Description of the task:
Pictures stay out of the copy; set down each line of the listing below exactly.

Given information:
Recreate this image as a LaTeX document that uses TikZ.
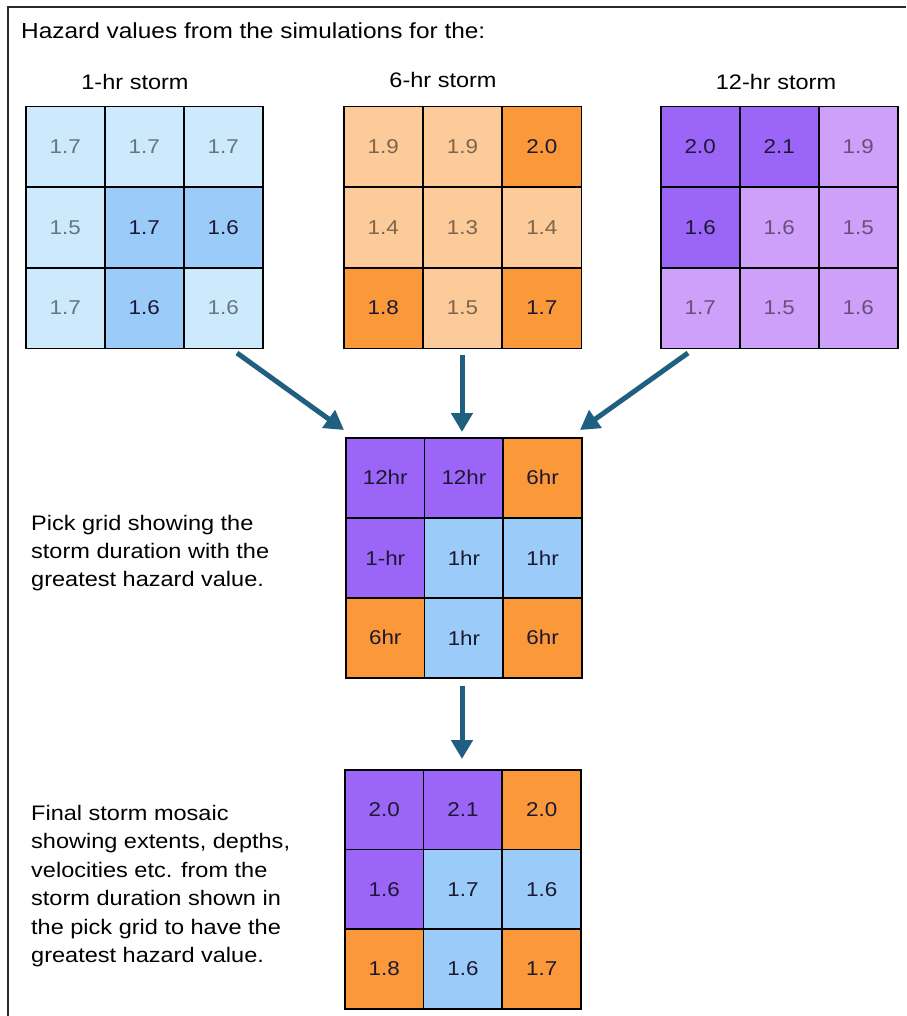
\documentclass[tikz,border=0pt]{standalone}
\usepackage{fontspec}
\setmainfont{Liberation Sans}[FakeStretch=1.12]
\usetikzlibrary{arrows.meta}
\definecolor{blueL}{HTML}{CDEAFD}
\definecolor{blueD}{HTML}{9BCBF8}
\definecolor{orL}{HTML}{FCCB99}
\definecolor{orD}{HTML}{FB993A}
\definecolor{puL}{HTML}{CFA0FA}
\definecolor{puD}{HTML}{9B66F8}
\definecolor{txD}{HTML}{1C1830}
\definecolor{arrowc}{HTML}{1F5F7F}
\definecolor{framec}{HTML}{2A2A2A}
\begin{document}
\begin{tikzpicture}[x=1pt,y=-1pt,
  cell/.style={draw=black, line width=1.5pt, minimum width=79pt, minimum height=80.5pt,
    inner sep=0pt, anchor=north west, font=\fontsize{20}{23}\selectfont},
  lite/.style={cell, text=black, text opacity=0.5},
  dark/.style={cell, text=txD},
  lbl/.style={font=\fontsize{21}{28.4}\selectfont, inner sep=0pt},
  para/.style={lbl, anchor=west, align=left},
  flow/.style={draw=arrowc, line width=5pt, -{Triangle[width=21pt,length=19pt]}}]
\useasboundingbox (0,0) rectangle (906,1016);
\fill[white] (0,0) rectangle (906,1016);
% frame
\draw[framec, line width=2pt] (8,1016) -- (8,7.5) -- (906,7.5);
% title and labels
\node[lbl, anchor=west, font=\fontsize{21.8}{26}\selectfont] (title) at (21,31) {Hazard values from the simulations for the:};
\node[lbl] (l1) at (135,82) {1-hr storm};
\node[lbl] (l6) at (443,80) {6-hr storm};
\node[lbl] (l12) at (776,82) {12-hr storm};
% grid 1
\foreach \c/\r/\s/\f/\v in {0/0/lite/blueL/1.7, 1/0/lite/blueL/1.7, 2/0/lite/blueL/1.7,
  0/1/lite/blueL/1.5, 1/1/dark/blueD/1.7, 2/1/dark/blueD/1.6,
  0/2/lite/blueL/1.7, 1/2/dark/blueD/1.6, 2/2/lite/blueL/1.6}
  \node[\s, fill=\f] (ga-\c-\r) at ({25+\c*79},{106+\r*80.5}) {\v};
% grid 2
\foreach \c/\r/\s/\f/\v in {0/0/lite/orL/1.9, 1/0/lite/orL/1.9, 2/0/dark/orD/2.0,
  0/1/lite/orL/1.4, 1/1/lite/orL/1.3, 2/1/lite/orL/1.4,
  0/2/dark/orD/1.8, 1/2/lite/orL/1.5, 2/2/dark/orD/1.7}
  \node[\s, fill=\f] (gb-\c-\r) at ({343+\c*79.3},{106+\r*80.5}) {\v};
% grid 3
\foreach \c/\r/\s/\f/\v in {0/0/dark/puD/2.0, 1/0/dark/puD/2.1, 2/0/lite/puL/1.9,
  0/1/dark/puD/1.6, 1/1/lite/puL/1.6, 2/1/lite/puL/1.5,
  0/2/lite/puL/1.7, 1/2/lite/puL/1.5, 2/2/lite/puL/1.6}
  \node[\s, fill=\f] (gc-\c-\r) at ({660+\c*79},{106+\r*80.5}) {\v};
% pick grid
\foreach \c/\r/\f/\v in {0/0/puD/12hr, 1/0/puD/12hr, 2/0/orD/6hr,
  0/1/puD/1-hr, 1/1/blueD/1hr, 2/1/blueD/1hr,
  0/2/orD/6hr, 1/2/blueD/1hr, 2/2/orD/6hr}
  \node[dark, minimum height=80pt, fill=\f] (gp-\c-\r) at ({345+\c*78.7},{437+\r*80}) {\v};
% final grid
\foreach \c/\r/\f/\v in {0/0/puD/2.0, 1/0/puD/2.1, 2/0/orD/2.0,
  0/1/puD/1.6, 1/1/blueD/1.7, 2/1/blueD/1.6,
  0/2/orD/1.8, 1/2/blueD/1.6, 2/2/orD/1.7}
  \node[dark, minimum height=79.7pt, fill=\f] (gf-\c-\r) at ({344+\c*78.7},{769+\r*79.7}) {\v};
% side texts
\node[para] (pickt) at (31,553) {Pick grid showing the\\storm duration with the\\greatest hazard value.};
\node[para] (finalt) at (31,886) {Final storm mosaic\\showing extents, depths,\\velocities etc. from the\\storm duration shown in\\the pick grid to have the\\greatest hazard value.};
% arrow coordinates
\coordinate (a1s) at (237,353);
\coordinate (a1e) at (344,430);
\coordinate (a2s) at (462,355);
\coordinate (a2e) at (462,432);
\coordinate (a3s) at (688,353);
\coordinate (a3e) at (580,430);
\coordinate (a4s) at (462,686);
\coordinate (a4e) at (462,759);
\draw[flow] (a1s) -- (a1e);
\draw[flow] (a2s) -- (a2e);
\draw[flow] (a3s) -- (a3e);
\draw[flow] (a4s) -- (a4e);
\end{tikzpicture}
\end{document}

Correct output:
Recreate this image as a LaTeX document that uses TikZ.
\documentclass[tikz,border=0pt]{standalone}
\usepackage{fontspec}
\setmainfont{Liberation Sans}[FakeStretch=1.12]
\usetikzlibrary{arrows.meta}
\definecolor{blueL}{HTML}{CDEAFD}
\definecolor{blueD}{HTML}{9BCBF8}
\definecolor{orL}{HTML}{FCCB99}
\definecolor{orD}{HTML}{FB993A}
\definecolor{puL}{HTML}{CFA0FA}
\definecolor{puD}{HTML}{9B66F8}
\definecolor{txD}{HTML}{1C1830}
\definecolor{arrowc}{HTML}{1F5F7F}
\definecolor{framec}{HTML}{2A2A2A}
\begin{document}
\begin{tikzpicture}[x=1pt,y=-1pt,
  cell/.style={draw=black, line width=1.5pt, minimum width=79pt, minimum height=80.5pt,
    inner sep=0pt, anchor=north west, font=\fontsize{20}{23}\selectfont},
  lite/.style={cell, text=black, text opacity=0.5},
  dark/.style={cell, text=txD},
  lbl/.style={font=\fontsize{21}{28.4}\selectfont, inner sep=0pt},
  para/.style={lbl, anchor=west, align=left},
  flow/.style={draw=arrowc, line width=5pt, -{Triangle[width=21pt,length=19pt]}}]
\useasboundingbox (0,0) rectangle (906,1016);
\fill[white] (0,0) rectangle (906,1016);
% frame
\draw[framec, line width=2pt] (8,1016) -- (8,7.5) -- (906,7.5);
% title and labels
\node[lbl, anchor=west, font=\fontsize{21.8}{26}\selectfont] (title) at (21,31) {Hazard values from the simulations for the:};
\node[lbl] (l1) at (135,82) {1-hr storm};
\node[lbl] (l6) at (443,80) {6-hr storm};
\node[lbl] (l12) at (776,82) {12-hr storm};
% grid 1
\foreach \c/\r/\s/\f/\v in {0/0/lite/blueL/1.7, 1/0/lite/blueL/1.7, 2/0/lite/blueL/1.7,
  0/1/lite/blueL/1.5, 1/1/dark/blueD/1.7, 2/1/dark/blueD/1.6,
  0/2/lite/blueL/1.7, 1/2/dark/blueD/1.6, 2/2/lite/blueL/1.6}
  \node[\s, fill=\f] (ga-\c-\r) at ({25+\c*79},{106+\r*80.5}) {\v};
% grid 2
\foreach \c/\r/\s/\f/\v in {0/0/lite/orL/1.9, 1/0/lite/orL/1.9, 2/0/dark/orD/2.0,
  0/1/lite/orL/1.4, 1/1/lite/orL/1.3, 2/1/lite/orL/1.4,
  0/2/dark/orD/1.8, 1/2/lite/orL/1.5, 2/2/dark/orD/1.7}
  \node[\s, fill=\f] (gb-\c-\r) at ({343+\c*79.3},{106+\r*80.5}) {\v};
% grid 3
\foreach \c/\r/\s/\f/\v in {0/0/dark/puD/2.0, 1/0/dark/puD/2.1, 2/0/lite/puL/1.9,
  0/1/dark/puD/1.6, 1/1/lite/puL/1.6, 2/1/lite/puL/1.5,
  0/2/lite/puL/1.7, 1/2/lite/puL/1.5, 2/2/lite/puL/1.6}
  \node[\s, fill=\f] (gc-\c-\r) at ({660+\c*79},{106+\r*80.5}) {\v};
% pick grid
\foreach \c/\r/\f/\v in {0/0/puD/12hr, 1/0/puD/12hr, 2/0/orD/6hr,
  0/1/puD/1-hr, 1/1/blueD/1hr, 2/1/blueD/1hr,
  0/2/orD/6hr, 1/2/blueD/1hr, 2/2/orD/6hr}
  \node[dark, minimum height=80pt, fill=\f] (gp-\c-\r) at ({345+\c*78.7},{437+\r*80}) {\v};
% final grid
\foreach \c/\r/\f/\v in {0/0/puD/2.0, 1/0/puD/2.1, 2/0/orD/2.0,
  0/1/puD/1.6, 1/1/blueD/1.7, 2/1/blueD/1.6,
  0/2/orD/1.8, 1/2/blueD/1.6, 2/2/orD/1.7}
  \node[dark, minimum height=79.7pt, fill=\f] (gf-\c-\r) at ({344+\c*78.7},{769+\r*79.7}) {\v};
% side texts
\node[para] (pickt) at (31,553) {Pick grid showing the\\storm duration with the\\greatest hazard value.};
\node[para] (finalt) at (31,886) {Final storm mosaic\\showing extents, depths,\\velocities etc. from the\\storm duration shown in\\the pick grid to have the\\greatest hazard value.};
% arrow coordinates
\coordinate (a1s) at (237,353);
\coordinate (a1e) at (344,430);
\coordinate (a2s) at (462,355);
\coordinate (a2e) at (462,432);
\coordinate (a3s) at (688,353);
\coordinate (a3e) at (580,430);
\coordinate (a4s) at (462,686);
\coordinate (a4e) at (462,759);
\draw[flow] (a1s) -- (a1e);
\draw[flow] (a2s) -- (a2e);
\draw[flow] (a3s) -- (a3e);
\draw[flow] (a4s) -- (a4e);
\end{tikzpicture}
\end{document}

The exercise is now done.